Lowering the drill, Logan looked at her, his gaze both sympathetic and intense. His eyes were hazel with touches of green and gold, she mused, realizing this was the first time she’d noticed that detail.
“There’s a widows’ and orphans’ fund that can help out in an emergency.”
“We’ll be all right. I filed the papers a couple of weeks ago for the life insurance we’ve been paying for since Kevin was born. I had to wait for copies of the, ah—” she stumbled over the word and swallowed hard, still unable to totally accept the fact that Ray was dead “—death certificate before I could do that.”
To her amazement, he tenderly cupped her face with his hand, using his thumb to wipe away a tear she hadn’t known she’d shed. His gentleness nearly undid her. She was striving so hard to survive on her own, she didn’t dare let herself fall apart. She might never be able to pull herself together again.
“I’m sorry,” she murmured, a lump of determination lodging in her throat. “I didn’t use to spring leaks like that at the drop of a hat.”

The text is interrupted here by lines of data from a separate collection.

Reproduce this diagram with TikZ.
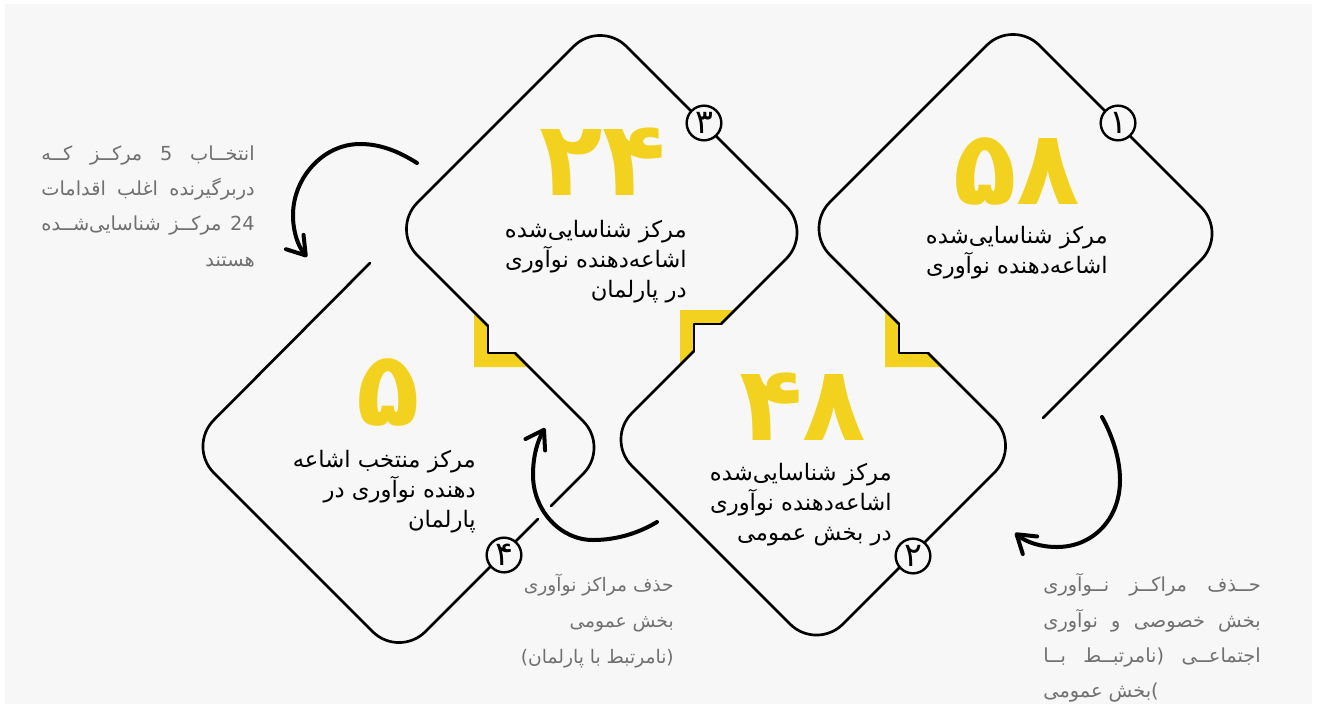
\documentclass[tikz,border=0pt]{standalone}
\usepackage{fontspec}
\usetikzlibrary{arrows.meta}
\TeXXeTstate=1
\newfontfamily\fa[Script=Arabic]{DejaVu Sans}
\newcommand{\rl}[1]{\beginR#1\endR}
\definecolor{pagegray}{HTML}{F7F7F7}
\definecolor{stepyellow}{HTML}{F3D21F}
\definecolor{notegray}{HTML}{707070}

\begin{document}
\begin{tikzpicture}[x=0.75pt, y=-0.75pt,
    rim/.style={line width=2pt, line cap=round, line join=round},
    roundrim/.style={rim, rounded corners=28pt},
    curl/.style={line width=3pt, line cap=round, -{Straight Barb[length=13pt,width=17pt,round]}},
    badge/.style={circle, draw, line width=1.8pt, fill=pagegray, minimum size=26pt, inner sep=0pt, font=\fa\fontsize{25}{25}\selectfont},
    bignum/.style={inner sep=0pt, text=stepyellow, font=\fa\bfseries\fontsize{78}{78}\selectfont},
    boxtext/.style={inner sep=0pt, align=right, font=\fa\fontsize{17}{22.5}\selectfont},
    note/.style={inner sep=0pt, align=right, text=notegray, font=\fa\fontsize{14.5}{26.5}\selectfont}]

  % page
  \useasboundingbox (0,0) rectangle (1317,704);
  \fill[white] (0,0) rectangle (1317,704);
  \fill[pagegray] (5,4) rectangle (1312,704);

  % yellow steps
  \fill[stepyellow] (474,312) -- (474,367) -- (529,367) -- (515,353) -- (488,353) -- (488,326) -- cycle;
  \fill[stepyellow] (680,365) -- (680,310) -- (735,310) -- (721,324) -- (694,324) -- (694,351) -- cycle;
  \fill[stepyellow] (885,310) -- (885,367) -- (942,367) -- (928,353) -- (899,353) -- (899,324) -- cycle;

  % outline of the four cards
  \draw[roundrim] (370,263) -- (187.5,446.5) -- (399,658) -- (538,519);
  \draw[roundrim] (551,506) -- (609.5,447.5) -- (515,353);
  \draw[rim] (515,353) -- (488,353) -- (488,326);
  \draw[roundrim] (488,326) -- (391,229) -- (600,20) -- (812.5,232.5) -- (721,324);
  \draw[rim] (721,324) -- (694,324) -- (694,351);
  \draw[roundrim] (694,351) -- (605.5,439.5) -- (816.5,650.5) -- (1021,446) -- (928,353);
  \draw[rim] (928,353) -- (899,353) -- (899,324);
  \draw[roundrim] (899,324) -- (803.5,228.5) -- (1013,19) -- (1227.5,233.5) -- (1043,418);

  % step numbers
  \node[badge] (one) at (1118,123) {۱};
  \node[badge] (two) at (913,556) {۲};
  \node[badge] (three) at (704,123) {۳};
  \node[badge] (four) at (504,555) {۴};

  % big numbers
  \node[bignum] (n58) at (1017,171) {۵۸};
  \node[bignum] (n24) at (603,162) {۲۴};
  \node[bignum] (n48) at (803,407) {۴۸};
  \node[bignum] (n5) at (388,392) {۵};

  % card texts
  \node[boxtext, anchor=east] (t58) at (1108,253)
    {\rl{مرکز شناسایی^^^^200cشده}\\\rl{اشاعه^^^^200cدهنده نوآوری}};
  \node[boxtext, anchor=east] (t24) at (687,262)
    {\rl{مرکز شناسایی^^^^200cشده}\\\rl{اشاعه^^^^200cدهنده نوآوری}\\\rl{در پارلمان}};
  \node[boxtext, anchor=east] (t48) at (892,505)
    {\rl{مرکز شناسایی^^^^200cشده}\\\rl{اشاعه^^^^200cدهنده نوآوری}\\\rl{در بخش عمومی}};
  \node[boxtext, anchor=east] (t5) at (476,492)
    {\rl{مرکز منتخب اشاعه}\\\rl{دهنده نوآوری در}\\\rl{پارلمان}};

  % side notes
  \node[note, anchor=east] (selectnote) at (255,206)
    {\hbox to 160pt{\rl{انتخــاب\hfill 5\hfill مرکــز\hfill کــه}}\\
     \hbox to 160pt{\rl{دربرگیرنده\hfill اغلب\hfill اقدامات}}\\
     \hbox to 160pt{\rl{24\hfill مرکــز\hfill شناسایی^^^^200cشــده}}\\
     \rl{هستند}};
  \node[note, anchor=east] (dropnote) at (1261,638)
    {\hbox to 163pt{\rl{حــذف\hfill مراکــز\hfill نــوآوری}}\\
     \hbox to 163pt{\rl{بخش\hfill خصوصی\hfill و\hfill نوآوری}}\\
     \hbox to 163pt{\rl{اجتماعــی\hfill (نامرتبــط\hfill بــا}}\\
     \hbox to 163pt{\rl{بخش عمومی})\hfill}};
  \node[note, anchor=east, font=\fa\fontsize{14}{27}\selectfont] (publicnote) at (674,621)
    {\rl{حذف مراکز نوآوری}\\\rl{بخش عمومی}\\\rl{(نامرتبط با پارلمان)}};

  % arrows between the cards
  \coordinate (selectfrom) at (417,163);
  \coordinate (selectto) at (307,257);
  \draw[curl] (selectfrom) .. controls (398,151) and (380,144) .. (360,144)
    .. controls (323,144) and (293,178) .. (293,215)
    .. controls (293,232) and (298,246) .. (selectto);

  \coordinate (dropfrom) at (1102,417);
  \coordinate (dropto) at (1015,533);
  \draw[curl] (dropfrom) .. controls (1112,435) and (1120,458) .. (1120,480)
    .. controls (1120,520) and (1092,547) .. (1057,547)
    .. controls (1040,547) and (1026,542) .. (dropto);

  \coordinate (publicfrom) at (657,522);
  \coordinate (publicto) at (545,428);
  \draw[curl] (publicfrom) .. controls (637,534) and (615,540) .. (593,540)
    .. controls (560,540) and (533,510) .. (533,475)
    .. controls (533,455) and (538,440) .. (publicto);
\end{tikzpicture}
\end{document}
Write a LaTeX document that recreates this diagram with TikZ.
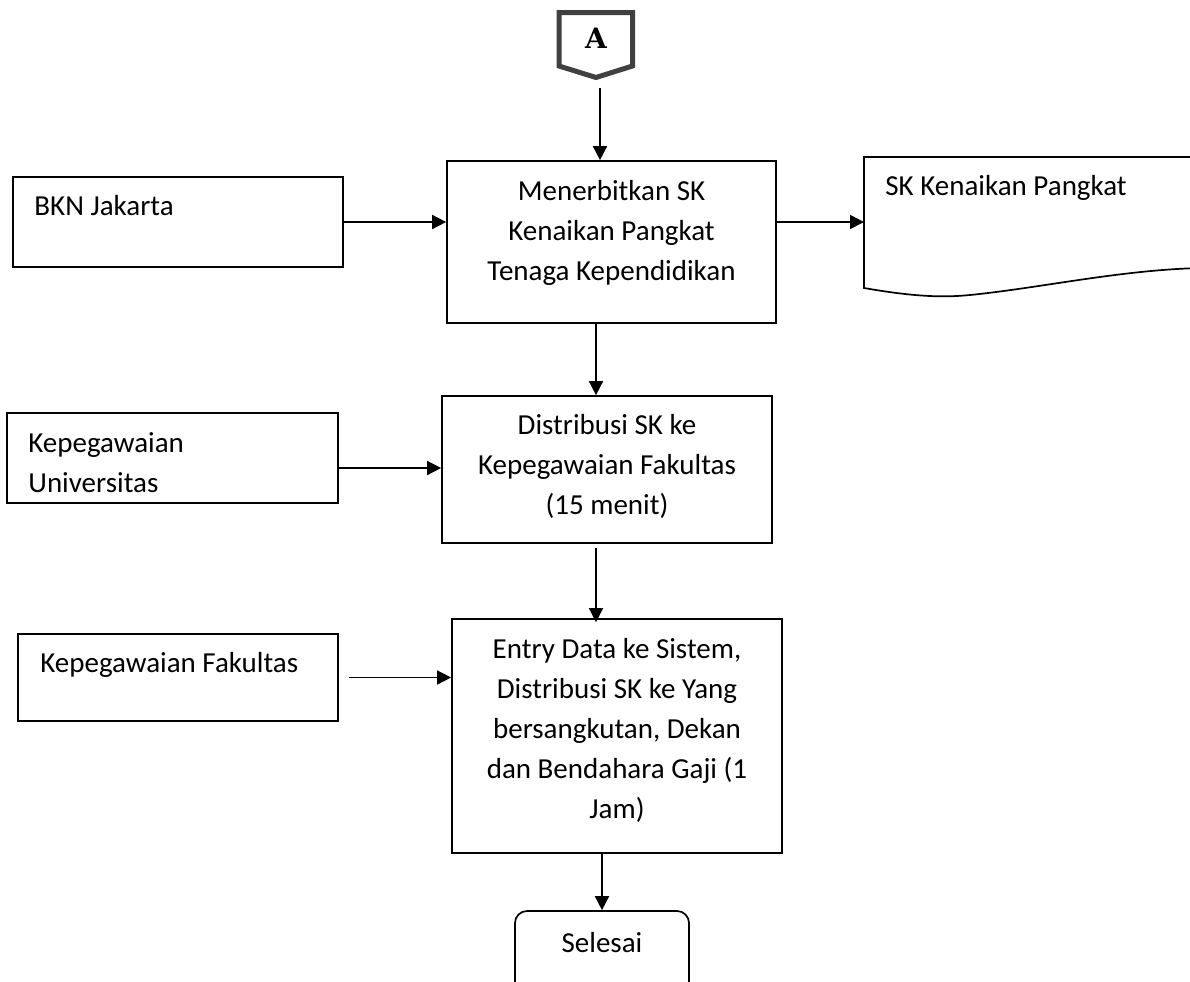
\documentclass[tikz,border=0pt]{standalone}
\usepackage{fontspec}
\setmainfont{Carlito}
\newfontfamily\afont{DejaVu Serif}
\usetikzlibrary{arrows.meta,fit,calc}
\definecolor{conngray}{HTML}{404040}
\tikzset{
  box/.style={draw=black, line width=0.85pt, inner sep=0pt, rectangle},
  txt/.style={font={\fontsize{14.5}{20}\selectfont}, inner sep=0pt, text=black},
  arr/.style={draw=black, line width=0.8pt, -{Triangle[length=7pt,width=7pt]}},
  offpage/.style={draw=conngray, line width=2.5pt, line join=miter}
}
\begin{document}
\begin{tikzpicture}[x=0.5pt,y=-0.5pt]
\useasboundingbox (0,0) rectangle (1190,981);
\clip (0,0) rectangle (1190,981);
% off-page connector A
\draw[offpage] (559,12.5) -- (632.5,12.5) -- (632.5,66) -- (596,77.5) -- (559,66) -- cycle;
\node[anchor=base, inner sep=0pt, font={\afont\bfseries\fontsize{14}{16}\selectfont}] (A) at (596,48.3) {A};
\coordinate (atip) at (600,88);
% boxes
\node[box, fit={(447,161) (776,323)}] (b1) {};
\node[txt, align=center] (b1t) at (611.5,233) {Menerbitkan SK\\Kenaikan Pangkat\\Tenaga Kependidikan};
\node[box, fit={(13,177) (343,267)}] (bkn) {};
\node[txt, anchor=base west] (bknt) at (34,215) {BKN Jakarta};
% document shape
\draw[line width=0.85pt] (1200,157) -- (864,157) -- (864,288)
  .. controls (910,296) and (940,298) .. (970,295)
  .. controls (1040,288) and (1120,270) .. (1200,268);
\coordinate (docw) at (864,222);
\node[txt, anchor=base west] (doct) at (885,195) {SK Kenaikan Pangkat};
% box 2
\node[box, fit={(442,396) (772,543)}] (b2) {};
\node[txt, align=center] (b2t) at (607,466) {Distribusi SK ke\\Kepegawaian Fakultas\\(15 menit)};
\node[box, fit={(7,413) (338,503)}] (ku) {};
\node[txt, align=left, anchor=west] (kut) at (28,463) {Kepegawaian\\Universitas};
% box 3
\node[box, fit={(452,619) (782,853)}] (b3) {};
\node[txt, align=center] (b3t) at (617,730.5) {Entry Data ke Sistem,\\Distribusi SK ke Yang\\bersangkutan, Dekan\\dan Bendahara Gaji (1\\Jam)};
\node[box, fit={(18,634) (338,721)}] (kf) {};
\node[txt, anchor=base west] (kft) at (40,672) {Kepegawaian Fakultas};
% end
\node[box, rounded corners=6pt, fit={(515,911) (689,995)}] (sel) {};
\node[txt, anchor=base] (selt) at (602,952) {Selesai};
% connectors
\draw[arr] (atip) -- (atip |- b1.north);
\draw[arr] (bkn.east) -- (bkn.east -| b1.west);
\draw[arr] (bkn.east -| b1.east) -- (docw);
\draw[arr] ([shift={(-15.5,0)}]b1.south) -- ([shift={(-15.5,0)}]b1.south |- b2.north);
\draw[arr] ([shift={(0,10)}]ku.east) -- ([shift={(0,10)}]ku.east -| b2.west);
\draw[arr] ([shift={(-11,4)}]b2.south) -- ([shift={(-11,4)}]b2.south |- b3.north);
\draw[arr] ([shift={(10,0)}]kf.east) -- (kf.east -| b3.west);
\draw[arr] (b3.south -| sel.north) -- (sel.north);
\end{tikzpicture}
\end{document}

“You were very brave at the funeral. Ray would have been proud of you.”
“You think so?”
“Yeah. I know I thought you were pretty terrific. The kids, too.”
She closed her hand around his wrist, holding on for a moment as though she could draw from his inner strength. “If I never hear bagpipes playing a funeral dirge again, it’ll be just fine with me.”
One side of his mouth lifted in a wry smile. “Someday I’ll play a Scottish jig for you on the pipes. That will lift your spirits.”
“You play that awful, squealing instrument?” she gasped.
He laughed out loud, a deep baritone that rumbled through his chest. “In my family, criticizing pipe playing is sacrilegious. My brother Derek and I are fourth-generation firefighters and about tenth-generation pipers. But I admit it’s probably an acquired taste.”
“I’ll agree with that.” She found herself smiling back at him, her first real smile in, well, a month. Having Logan around was like a dose of chin-up medicine. “I’ll go stir up some lemonade. The kids are down the block swimming in a neighbor’s pool, but they’ll be back soon and probably ready for something cool to drink.”
“Then I’d better get busy so I can earn my keep.”
Logan waited until she’d gone into the house, then slowly exhaled. What the hell had made him touch her? Her skin was so damn soft, so warm. He’d known it would be, which is why he shouldn’t have come within arm’s reach of Janice, the widow of a man whose life he might have saved if he’d acted more wisely.
His hand shook as he lifted the drill and drove the bit into the doorjamb. Wood shavings curled back around the quarter-inch hole. Thank goodness his pants were loose enough that the telltale bulge behind his zipper hadn’t been obvious. Talk about lousy timing. He didn’t dare let his feelings for Janice get out of hand. Right now, what she needed was a friend, not some lust-crazed firefighter with an overactive libido.
Within minutes, Janice reappeared, carrying a tray with a pitcher of lemonade and four plastic cups.